Die von einem lange Zeit sprunghaften Wachstum verwöhnten Investoren erwischt der für das laufende erste Quartal avisierte Umsatzanstieg um bis zu maximal 12 % auf dem falschen Fuß. Sie nehmen daran umso mehr Anstoß, als dass die Bremsspuren auf der Einnahmenseite mit deutlich erhöhten Ausgaben einhergehen. Denn der Aufbau der virtuellen Welten, in denen sich die Teilnehmer demnächst nicht nur häufiger, sondern auch ausdauernder aufhalten sollen, kostet viel Geld. Es braucht mehr Mitarbeiter, aufwendige Technologien mit künstlicher Intelligenz, neue attraktive Inhalte und all das in absehbarer Zeit.

Zudem ist nicht von der Hand zu weisen, dass auch ein Konzern wie Meta einen solchen Kraftakt nicht allein stemmen kann. Ergänzende Zukäufe können geboten sein. Aber auch hier lauern Risiken, denn die Akquisitionsstrategie großer Technologiekonzerne ist ganz nach vorn auf den Radarbildschirm der Wettbewerbsbehörden geraten.

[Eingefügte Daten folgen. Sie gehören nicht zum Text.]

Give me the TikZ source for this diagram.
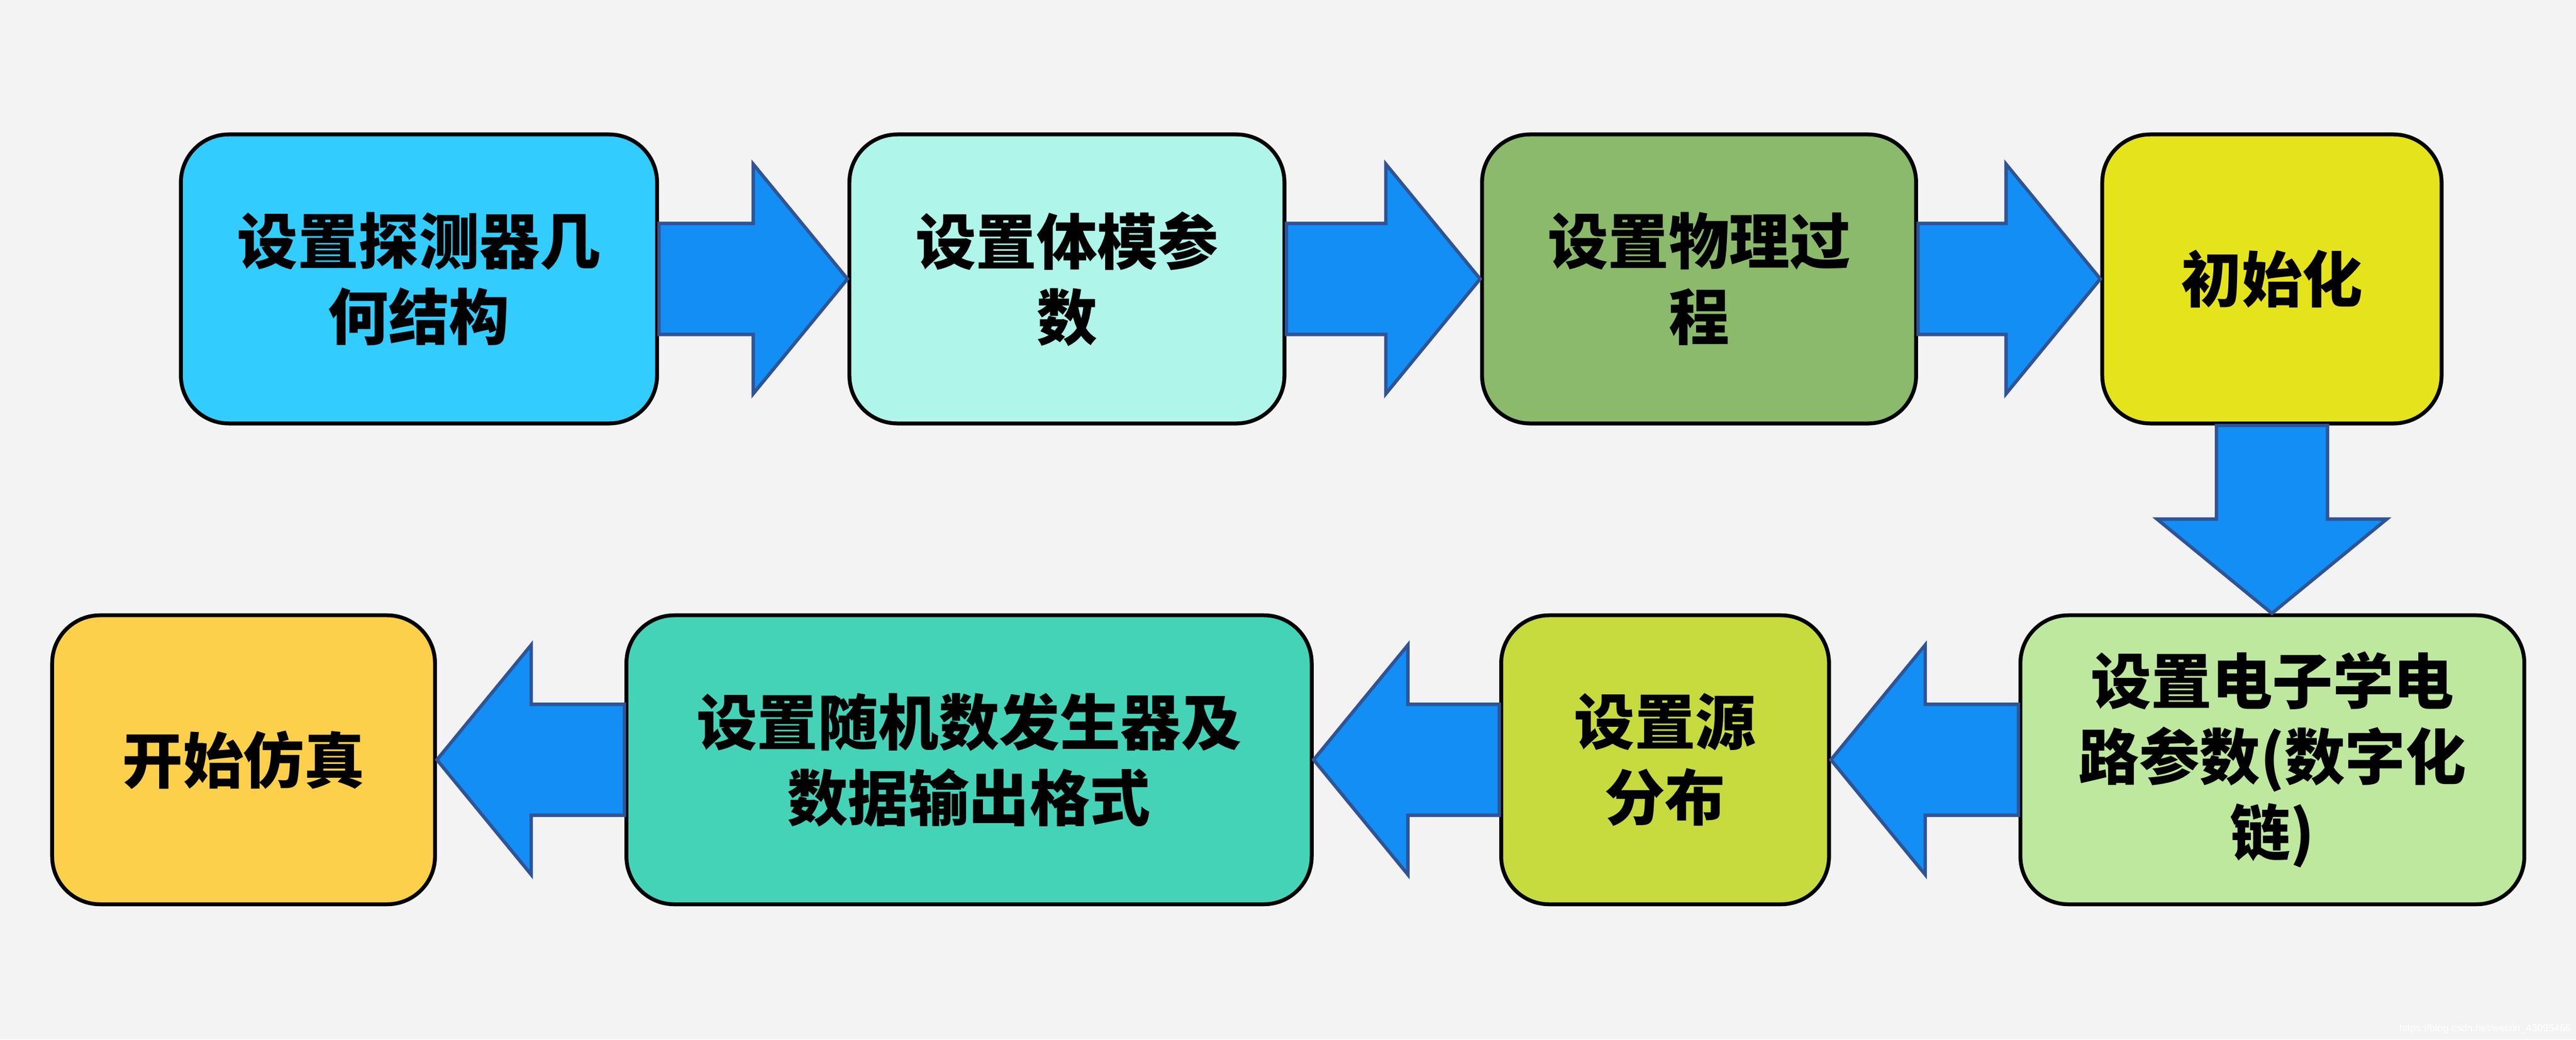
\documentclass[tikz,border=0pt]{standalone}
\usepackage{fontspec}
\newfontfamily\cjk{Noto Sans CJK SC}
\newfontfamily\marksans{Liberation Sans}
\usetikzlibrary{calc}
\definecolor{paper}{HTML}{F3F3F3}
\definecolor{arrowblue}{HTML}{128EF5}
\definecolor{arrowline}{HTML}{2F5496}
\definecolor{cgeom}{HTML}{33CCFF}
\definecolor{cbulk}{HTML}{AFF5EA}
\definecolor{cphys}{HTML}{8BBA6B}
\definecolor{cinit}{HTML}{E5E31B}
\definecolor{celec}{HTML}{BEE89D}
\definecolor{csource}{HTML}{C7DA3E}
\definecolor{crand}{HTML}{45D3B8}
\definecolor{cstart}{HTML}{FCD04B}
% fat block arrow from #2 to #3, pointing at angle #1
\newcommand{\fatarrow}[3]{%
  \draw[flow] let \p1=(#2), \p2=(#3), \n1={veclen(\x2-\x1,\y2-\y1)} in
    [shift={(\p1)}, rotate=#1]
    (0,1.16cm) -- ({\n1-1.97cm},1.16cm) -- ({\n1-1.97cm},2.4cm) -- ({\n1},0cm)
    -- ({\n1-1.97cm},-2.4cm) -- ({\n1-1.97cm},-1.16cm) -- (0,-1.16cm) -- cycle;}

\begin{document}
\begin{tikzpicture}
    [stage/.style={draw=black, line width=2.3pt, rounded corners=1cm, fill=#1,
      minimum height=6.04cm, align=center, inner sep=0pt,
      font=\cjk\bfseries\fontsize{36}{45}\selectfont},
    flow/.style={draw=arrowline, fill=arrowblue, line width=2pt}]

\fill[paper] (0,0) rectangle (53.83,21.73);
\useasboundingbox (0,0) rectangle (53.83,21.73);

% first row
\node[stage=cgeom, minimum width=9.95cm] (geom) at (8.755,15.9) {设置探测器几\\何结构};
\node[stage=cbulk, minimum width=9.09cm] (bulk) at (22.295,15.9) {设置体模参\\数};
\node[stage=cphys, minimum width=9.07cm] (phys) at (35.505,15.9) {设置物理过\\程};
\node[stage=cinit, minimum width=7.09cm] (init) at (47.475,15.9) {初始化};

% second row
\node[stage=celec, minimum width=10.53cm] (elec) at (47.485,5.85) {设置电子学电\\路参数(数字化\\链)};
\node[stage=csource, minimum width=6.85cm] (source) at (34.795,5.85) {设置源\\分布};
\node[stage=crand, minimum width=14.32cm] (rand) at (20.25,5.85) {设置随机数发生器及\\数据输出格式};
\node[stage=cstart, minimum width=8cm] (start) at (5.09,5.85) {开始仿真};

\fatarrow{0}{geom.east}{bulk.west}
\fatarrow{0}{bulk.east}{phys.west}
\fatarrow{0}{phys.east}{init.west}
\fatarrow{-90}{init.south}{elec.north}
\fatarrow{180}{elec.west}{source.east}
\fatarrow{180}{source.west}{rand.east}
\fatarrow{180}{rand.west}{start.east}

\node[anchor=south east, text=white, inner sep=0pt,
  font=\marksans\fontsize{6}{6}\selectfont] (mark) at (53.73,0.12) {https://blog.csdn.net/weixin\_43095466};
\end{tikzpicture}
\end{document}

Angesichts dieser Perspektiven sammeln die Anleger ihre im Tech-Sektor teilweise allzu großzügig verteilten Vorschusslorbeeren wieder ein, und zwar ebenfalls im großen Stil. In der Spitze sind im frühen Handel an der Nasdaq fast 220 Mrd. Dollar verdampft, ein singuläres De­saster für ein börsennotiertes US-Unter­nehmen und ein Weckruf für alle, die sich darauf eingestellt hatten, dass im Tech-Sektor die Bäume in den Himmel wachsen. Auch für Metas Milliardenwagnis gilt: Wer höher steigt, kann tiefer fallen.